= Bennie and Stella Dickson =

Depression-era US outlaws

Bennie (born in Topeka, Kansas – died April 6, 1939) and Stella Mae Irwin Dickson (August 25, 1922, Topeka, Kansas – September 10, 1995 in Missouri) were Depression-era outlaws and bank robbers in the United States. They successfully stole over $50,000 in an eight-month period from August 1938 to April 1939.

A husband and wife team in the style of Bonnie and Clyde, Bennie Dickson and his newlywed wife "Sure Shot" Stella began their criminal career on Stella's 16th birthday by robbing a bank in Elkton, South Dakota of $2,174 on August 25, 1938. Two months later, they stole $47,233 in cash and bonds from a bank in Brookings, South Dakota on October 31.

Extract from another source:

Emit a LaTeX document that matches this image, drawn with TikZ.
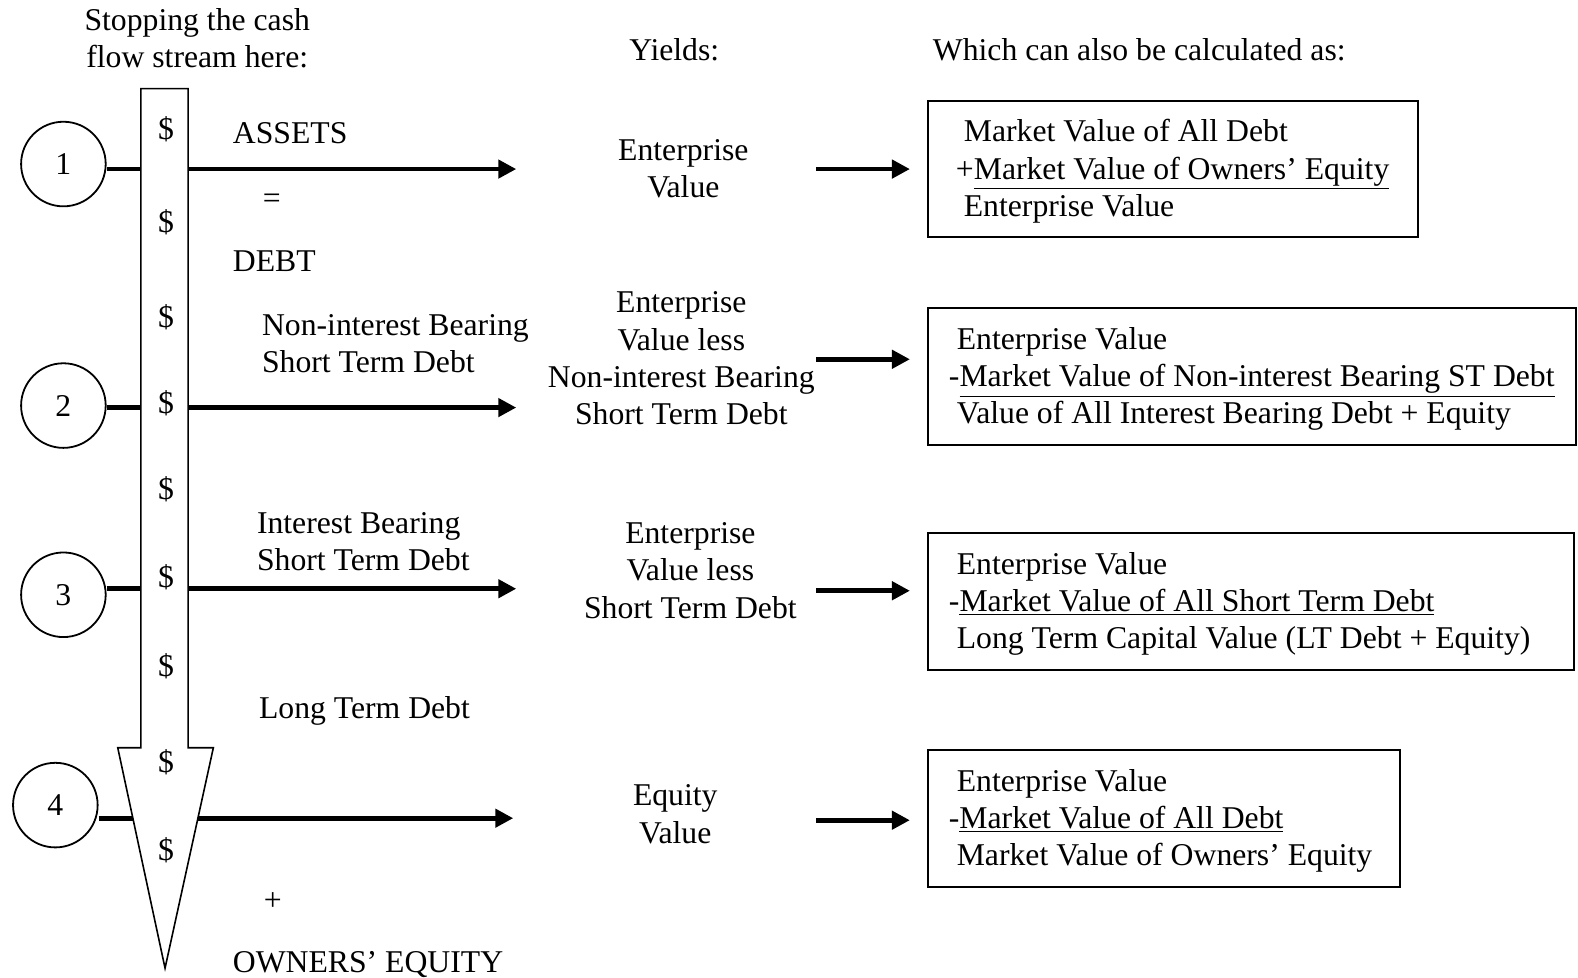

Although tracked by police to a tourist campground in Topeka, Kansas, the Dicksons were able to escape after a brief gunfight when officers attempted to arrest them on November 24. Separated during the escape, Bennie drove his car to South Clinton, Iowa, and after stealing another car, doubled back to Topeka to meet Stella at a rendezvous on November 25. Traveling to Michigan, several attempts over the next few days were made by authorities to capture them, including one incident in which Stella shot the tires out on a pursuing patrol car (earning her the moniker "Sure Shot" Stella). After taking three men hostage, Bennie and Stella were able to steal getaway cars in Michigan and Indiana, later eluding police on the countryside backroads.

Shortly after arriving in St. Louis, Bennie was shot and killed by arresting FBI agents while at a hamburger stand on April 6, 1939, with Stella being arrested in Kansas City the following day. Taken back to South Dakota to stand trial, Stella was convicted of two federal counts of bank robbery and sentenced to ten years imprisonment.

Stella Dickson remained behind bars until she was 26. She later lived in Raytown, Missouri, where she worked as a grocery store clerk and was married several times. She died of emphysema at age 72, in 1995.

Their story is also the inspiration for the name of the Brookings, South Dakota micro-brewery, "Heist Brewing Company".